Monday, July 24, 2006

I rarely watch the news on TV. In any case, the news of late has been numbingly and depressingly repetitive. Katyushas landed causing casualties, the air force struck targets, ground forces suffered casualties, some politician said something or other. Like in Groundhog Day, we seem to be doomed to live the same day over and over again until we get it right.

And yet in the midst of this high drama, there is a tiny bit of comic relief. Every day there is a new "envoy" who has come to bring good tidings from "the world". The world believes that we must "give peace a chance". What is needed is diplomacy, restraint and hundreds of other duplicitous words pulled straight out of some Orwellian thesaurus. Like most people, I used to watch these guys and start muttering something like, "Who the f%$# does that Nazi scumbag think he is to give us morality lessons bla bla bla".

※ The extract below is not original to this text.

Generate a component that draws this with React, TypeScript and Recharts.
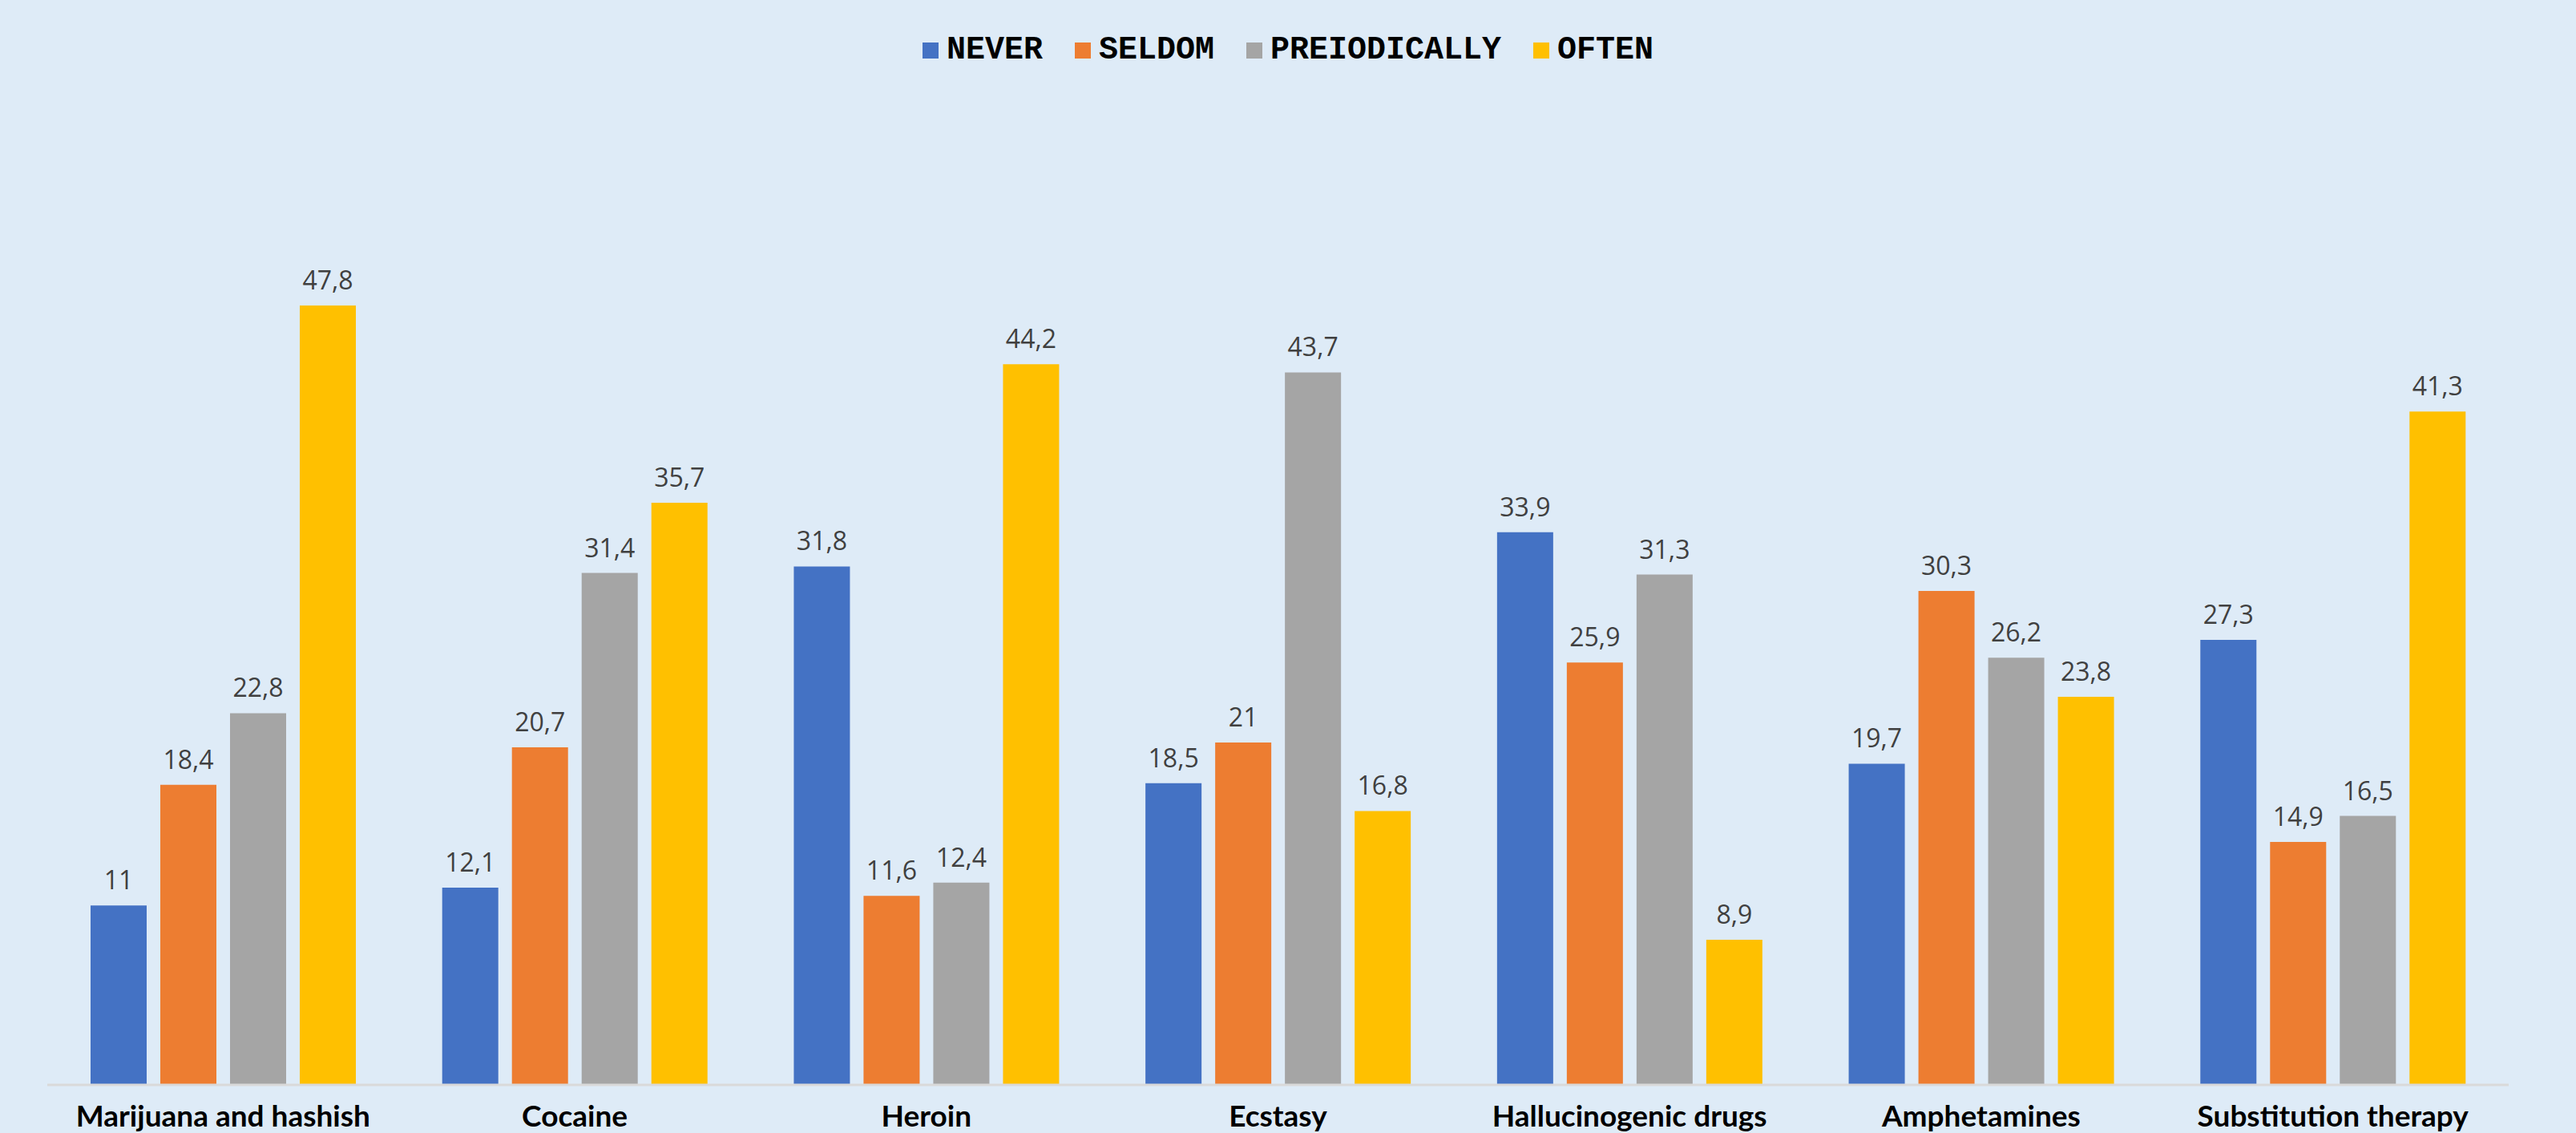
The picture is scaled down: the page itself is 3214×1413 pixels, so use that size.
import { Bar, BarChart, LabelList, Legend, XAxis, YAxis } from "recharts";

const categories = [
  "Marijuana and hashish",
  "Cocaine",
  "Heroin",
  "Ecstasy",
  "Hallucinogenic drugs",
  "Amphetamines",
  "Substitution therapy",
];

const never = [11, 12.1, 31.8, 18.5, 33.9, 19.7, 27.3];
const seldom = [18.4, 20.7, 11.6, 21, 25.9, 30.3, 14.9];
const periodically = [22.8, 31.4, 12.4, 43.7, 31.3, 26.2, 16.5];
const often = [47.8, 35.7, 44.2, 16.8, 8.9, 23.8, 41.3];

const series = [
  { key: "never", name: "NEVER", color: "#4472c4" },
  { key: "seldom", name: "SELDOM", color: "#ed7d31" },
  { key: "periodically", name: "PREIODICALLY", color: "#a5a5a5" },
  { key: "often", name: "OFTEN", color: "#ffc000" },
];

const data = categories.map((name, i) => ({
  name,
  never: never[i],
  seldom: seldom[i],
  periodically: periodically[i],
  often: often[i],
}));

const comma = (v: number) => String(v).replace(".", ",");

function CategoryTick({ x, y, payload }: any) {
  return (
    <text
      x={x}
      y={y + 50}
      textAnchor="middle"
      fontFamily="Lato, 'Liberation Sans', sans-serif"
      fontWeight={700}
      fontSize={37}
      fill="#000000"
    >
      {payload.value}
    </text>
  );
}

function LegendBox() {
  return (
    <div
      style={{
        display: "flex",
        justifyContent: "center",
        alignItems: "center",
        height: 40,
        gap: 40,
      }}
    >
      {series.map((s) => (
        <div key={s.key} style={{ display: "flex", alignItems: "center" }}>
          <span
            style={{
              display: "inline-block",
              width: 20,
              height: 20,
              background: s.color,
              marginRight: 10,
            }}
          />
          <span
            style={{
              fontFamily: "'Liberation Mono', monospace",
              fontWeight: 700,
              fontSize: 40,
              color: "#000000",
              lineHeight: "40px",
            }}
          >
            {s.name}
          </span>
        </div>
      ))}
    </div>
  );
}

export default function App() {
  return (
    <div
      style={{
        position: "absolute",
        left: 0,
        top: 0,
        width: 3214,
        height: 1413,
        background: "#deebf7",
        overflow: "hidden",
      }}
    >
      <BarChart
        width={3214}
        height={1413}
        data={data}
        margin={{ top: 93, right: 84, bottom: 0, left: 59 }}
        barCategoryGap={54}
        barGap={17}
      >
        <Legend
          verticalAlign="top"
          align="center"
          content={() => <LegendBox />}
          wrapperStyle={{ top: 43, left: 0, width: 3214 }}
        />
        <XAxis
          dataKey="name"
          height={60}
          tickLine={false}
          tickSize={0}
          axisLine={{ stroke: "#d9d9d9", strokeWidth: 3 }}
          tick={<CategoryTick />}
          interval={0}
        />
        <YAxis hide domain={[0, 60]} />
        {series.map((s) => (
          <Bar
            key={s.key}
            dataKey={s.key}
            name={s.name}
            fill={s.color}
            isAnimationActive={false}
          >
            <LabelList
              dataKey={s.key}
              position="top"
              offset={20}
              formatter={(v: any) => comma(v)}
              fill="#404040"
              fontSize={32}
              fontFamily="'Open Sans', sans-serif"
            />
          </Bar>
        ))}
      </BarChart>
    </div>
  );
}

I finally caught on that this is the wrong approach. The last thing these guys expect is to have their little soliloquies taken seriously. They're just character actors, on what they think is a sitcom, doing their shtick.

With this in mind, have another look at that French Minister of Self-Righteousness, just blown in for cocktails with Shimon Peres, as he holds court on the Evening News. Ignore the words (easy for me since, unlike my cultured friends, I don't speak a word of French). Think Kramer barging through Jerry's door in a mad fit over some bit of inanity. It's intended to be amusing. "The French Republique (pregnant pause, look to the right, look to the left), bleh bleh bleh Violance! bleh bleh bleh Securite! bleh bleh bleh Egalitaire! (double pregnant pause, self-satisfied smile, imagines wild applause on the laugh track)." The French are not even trying to do politics; they're just letting the world know that they're still doing business with Upper Case Nouns.

The German envoy character is always the most congenial of the bit players to pass through our little drama. Hans will always be seen yukking it up with "my good friend Shimon", in a relentless display of cheery good fellowship. Ignore the words. Here's the subtext: "We're getting on just fabulously here with Shimon and the other Juden, so we can assume that all that, um, unpleasantness is behind us, yah? Shtimmt. So here's what we were thinking you ought to do now..." Jawohl.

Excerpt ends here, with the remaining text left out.